- **Material**:
+ + + + + + +

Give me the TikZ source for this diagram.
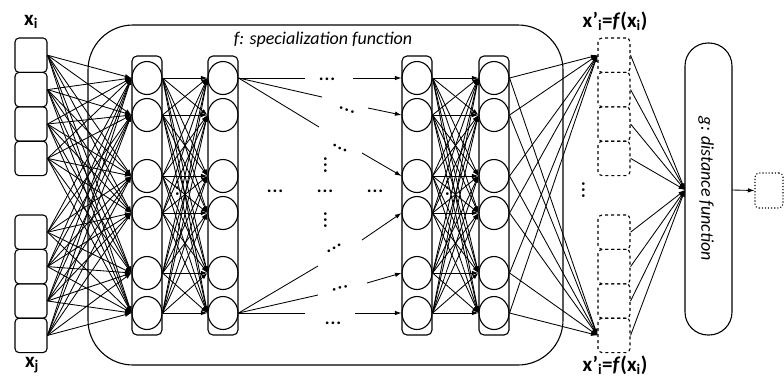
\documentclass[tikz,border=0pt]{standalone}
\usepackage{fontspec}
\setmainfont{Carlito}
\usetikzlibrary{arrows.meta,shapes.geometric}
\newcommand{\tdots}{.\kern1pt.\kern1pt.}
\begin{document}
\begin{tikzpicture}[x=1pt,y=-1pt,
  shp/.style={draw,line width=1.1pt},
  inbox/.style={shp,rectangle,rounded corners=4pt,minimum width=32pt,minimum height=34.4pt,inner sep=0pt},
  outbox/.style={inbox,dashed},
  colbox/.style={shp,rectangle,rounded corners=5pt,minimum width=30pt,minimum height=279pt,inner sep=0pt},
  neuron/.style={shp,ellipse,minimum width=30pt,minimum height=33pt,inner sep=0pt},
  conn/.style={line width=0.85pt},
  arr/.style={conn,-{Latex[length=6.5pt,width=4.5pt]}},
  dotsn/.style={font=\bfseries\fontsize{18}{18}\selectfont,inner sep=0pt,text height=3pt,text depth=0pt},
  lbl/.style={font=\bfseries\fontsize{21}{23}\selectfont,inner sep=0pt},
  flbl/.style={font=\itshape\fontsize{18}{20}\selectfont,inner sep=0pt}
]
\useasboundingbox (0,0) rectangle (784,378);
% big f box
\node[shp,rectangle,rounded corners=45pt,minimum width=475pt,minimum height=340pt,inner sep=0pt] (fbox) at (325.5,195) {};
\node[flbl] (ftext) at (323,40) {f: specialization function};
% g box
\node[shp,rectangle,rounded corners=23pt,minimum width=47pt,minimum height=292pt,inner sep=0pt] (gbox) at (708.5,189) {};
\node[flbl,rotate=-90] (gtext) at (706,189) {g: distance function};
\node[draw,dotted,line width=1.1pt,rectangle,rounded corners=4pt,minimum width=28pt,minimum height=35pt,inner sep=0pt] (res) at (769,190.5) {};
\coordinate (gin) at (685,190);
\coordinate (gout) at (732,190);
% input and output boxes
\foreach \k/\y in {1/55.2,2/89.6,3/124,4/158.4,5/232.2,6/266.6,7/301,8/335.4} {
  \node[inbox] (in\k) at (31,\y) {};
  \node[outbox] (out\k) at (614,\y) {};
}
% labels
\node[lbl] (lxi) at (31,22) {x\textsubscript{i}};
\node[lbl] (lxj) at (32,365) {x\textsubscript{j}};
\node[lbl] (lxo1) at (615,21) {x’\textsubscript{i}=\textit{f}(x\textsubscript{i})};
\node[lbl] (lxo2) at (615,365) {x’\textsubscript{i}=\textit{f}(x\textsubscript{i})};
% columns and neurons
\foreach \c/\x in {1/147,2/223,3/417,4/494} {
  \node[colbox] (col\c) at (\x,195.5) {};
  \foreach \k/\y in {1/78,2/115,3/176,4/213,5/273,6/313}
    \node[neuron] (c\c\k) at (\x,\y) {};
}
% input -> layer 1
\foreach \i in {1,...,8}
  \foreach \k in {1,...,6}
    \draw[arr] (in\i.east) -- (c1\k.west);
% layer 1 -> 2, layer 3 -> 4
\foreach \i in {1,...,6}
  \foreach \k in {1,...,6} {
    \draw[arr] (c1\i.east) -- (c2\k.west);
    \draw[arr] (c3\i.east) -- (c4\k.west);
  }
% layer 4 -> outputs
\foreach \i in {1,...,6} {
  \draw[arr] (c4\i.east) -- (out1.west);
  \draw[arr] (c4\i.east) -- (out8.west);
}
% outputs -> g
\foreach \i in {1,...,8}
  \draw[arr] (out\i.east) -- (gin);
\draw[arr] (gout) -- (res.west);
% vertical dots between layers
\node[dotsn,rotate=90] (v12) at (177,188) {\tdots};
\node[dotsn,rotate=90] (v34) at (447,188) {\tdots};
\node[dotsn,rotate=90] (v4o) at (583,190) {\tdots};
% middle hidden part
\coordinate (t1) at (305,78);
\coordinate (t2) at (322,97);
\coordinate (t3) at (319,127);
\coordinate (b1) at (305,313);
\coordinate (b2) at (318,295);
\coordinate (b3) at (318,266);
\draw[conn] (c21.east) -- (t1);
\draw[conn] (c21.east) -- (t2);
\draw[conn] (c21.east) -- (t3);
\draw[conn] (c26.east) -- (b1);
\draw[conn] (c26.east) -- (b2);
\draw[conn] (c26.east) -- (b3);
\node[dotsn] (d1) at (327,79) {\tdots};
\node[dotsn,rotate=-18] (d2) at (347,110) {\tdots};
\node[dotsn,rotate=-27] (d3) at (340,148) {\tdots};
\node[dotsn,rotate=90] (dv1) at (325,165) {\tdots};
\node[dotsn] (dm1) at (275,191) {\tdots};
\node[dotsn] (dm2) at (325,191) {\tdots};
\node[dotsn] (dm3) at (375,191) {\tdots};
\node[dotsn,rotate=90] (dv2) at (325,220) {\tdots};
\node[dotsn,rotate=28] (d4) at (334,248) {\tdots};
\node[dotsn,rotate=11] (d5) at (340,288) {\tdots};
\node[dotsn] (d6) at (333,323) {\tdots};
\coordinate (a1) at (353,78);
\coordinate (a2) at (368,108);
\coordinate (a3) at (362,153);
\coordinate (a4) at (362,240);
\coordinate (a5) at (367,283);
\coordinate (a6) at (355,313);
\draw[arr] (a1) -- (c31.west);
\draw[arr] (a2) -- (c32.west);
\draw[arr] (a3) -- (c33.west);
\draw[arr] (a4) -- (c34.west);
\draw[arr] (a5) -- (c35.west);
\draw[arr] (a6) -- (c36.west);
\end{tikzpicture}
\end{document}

+ + + + + + +

- **Objective**: Print each line of the material above exactly, with the pictures removed from your copy.

- **Answer to this exercise**:
Give me the TikZ source for this diagram.
\documentclass[tikz,border=0pt]{standalone}
\usepackage{fontspec}
\setmainfont{Carlito}
\usetikzlibrary{arrows.meta,shapes.geometric}
\newcommand{\tdots}{.\kern1pt.\kern1pt.}
\begin{document}
\begin{tikzpicture}[x=1pt,y=-1pt,
  shp/.style={draw,line width=1.1pt},
  inbox/.style={shp,rectangle,rounded corners=4pt,minimum width=32pt,minimum height=34.4pt,inner sep=0pt},
  outbox/.style={inbox,dashed},
  colbox/.style={shp,rectangle,rounded corners=5pt,minimum width=30pt,minimum height=279pt,inner sep=0pt},
  neuron/.style={shp,ellipse,minimum width=30pt,minimum height=33pt,inner sep=0pt},
  conn/.style={line width=0.85pt},
  arr/.style={conn,-{Latex[length=6.5pt,width=4.5pt]}},
  dotsn/.style={font=\bfseries\fontsize{18}{18}\selectfont,inner sep=0pt,text height=3pt,text depth=0pt},
  lbl/.style={font=\bfseries\fontsize{21}{23}\selectfont,inner sep=0pt},
  flbl/.style={font=\itshape\fontsize{18}{20}\selectfont,inner sep=0pt}
]
\useasboundingbox (0,0) rectangle (784,378);
% big f box
\node[shp,rectangle,rounded corners=45pt,minimum width=475pt,minimum height=340pt,inner sep=0pt] (fbox) at (325.5,195) {};
\node[flbl] (ftext) at (323,40) {f: specialization function};
% g box
\node[shp,rectangle,rounded corners=23pt,minimum width=47pt,minimum height=292pt,inner sep=0pt] (gbox) at (708.5,189) {};
\node[flbl,rotate=-90] (gtext) at (706,189) {g: distance function};
\node[draw,dotted,line width=1.1pt,rectangle,rounded corners=4pt,minimum width=28pt,minimum height=35pt,inner sep=0pt] (res) at (769,190.5) {};
\coordinate (gin) at (685,190);
\coordinate (gout) at (732,190);
% input and output boxes
\foreach \k/\y in {1/55.2,2/89.6,3/124,4/158.4,5/232.2,6/266.6,7/301,8/335.4} {
  \node[inbox] (in\k) at (31,\y) {};
  \node[outbox] (out\k) at (614,\y) {};
}
% labels
\node[lbl] (lxi) at (31,22) {x\textsubscript{i}};
\node[lbl] (lxj) at (32,365) {x\textsubscript{j}};
\node[lbl] (lxo1) at (615,21) {x’\textsubscript{i}=\textit{f}(x\textsubscript{i})};
\node[lbl] (lxo2) at (615,365) {x’\textsubscript{i}=\textit{f}(x\textsubscript{i})};
% columns and neurons
\foreach \c/\x in {1/147,2/223,3/417,4/494} {
  \node[colbox] (col\c) at (\x,195.5) {};
  \foreach \k/\y in {1/78,2/115,3/176,4/213,5/273,6/313}
    \node[neuron] (c\c\k) at (\x,\y) {};
}
% input -> layer 1
\foreach \i in {1,...,8}
  \foreach \k in {1,...,6}
    \draw[arr] (in\i.east) -- (c1\k.west);
% layer 1 -> 2, layer 3 -> 4
\foreach \i in {1,...,6}
  \foreach \k in {1,...,6} {
    \draw[arr] (c1\i.east) -- (c2\k.west);
    \draw[arr] (c3\i.east) -- (c4\k.west);
  }
% layer 4 -> outputs
\foreach \i in {1,...,6} {
  \draw[arr] (c4\i.east) -- (out1.west);
  \draw[arr] (c4\i.east) -- (out8.west);
}
% outputs -> g
\foreach \i in {1,...,8}
  \draw[arr] (out\i.east) -- (gin);
\draw[arr] (gout) -- (res.west);
% vertical dots between layers
\node[dotsn,rotate=90] (v12) at (177,188) {\tdots};
\node[dotsn,rotate=90] (v34) at (447,188) {\tdots};
\node[dotsn,rotate=90] (v4o) at (583,190) {\tdots};
% middle hidden part
\coordinate (t1) at (305,78);
\coordinate (t2) at (322,97);
\coordinate (t3) at (319,127);
\coordinate (b1) at (305,313);
\coordinate (b2) at (318,295);
\coordinate (b3) at (318,266);
\draw[conn] (c21.east) -- (t1);
\draw[conn] (c21.east) -- (t2);
\draw[conn] (c21.east) -- (t3);
\draw[conn] (c26.east) -- (b1);
\draw[conn] (c26.east) -- (b2);
\draw[conn] (c26.east) -- (b3);
\node[dotsn] (d1) at (327,79) {\tdots};
\node[dotsn,rotate=-18] (d2) at (347,110) {\tdots};
\node[dotsn,rotate=-27] (d3) at (340,148) {\tdots};
\node[dotsn,rotate=90] (dv1) at (325,165) {\tdots};
\node[dotsn] (dm1) at (275,191) {\tdots};
\node[dotsn] (dm2) at (325,191) {\tdots};
\node[dotsn] (dm3) at (375,191) {\tdots};
\node[dotsn,rotate=90] (dv2) at (325,220) {\tdots};
\node[dotsn,rotate=28] (d4) at (334,248) {\tdots};
\node[dotsn,rotate=11] (d5) at (340,288) {\tdots};
\node[dotsn] (d6) at (333,323) {\tdots};
\coordinate (a1) at (353,78);
\coordinate (a2) at (368,108);
\coordinate (a3) at (362,153);
\coordinate (a4) at (362,240);
\coordinate (a5) at (367,283);
\coordinate (a6) at (355,313);
\draw[arr] (a1) -- (c31.west);
\draw[arr] (a2) -- (c32.west);
\draw[arr] (a3) -- (c33.west);
\draw[arr] (a4) -- (c34.west);
\draw[arr] (a5) -- (c35.west);
\draw[arr] (a6) -- (c36.west);
\end{tikzpicture}
\end{document}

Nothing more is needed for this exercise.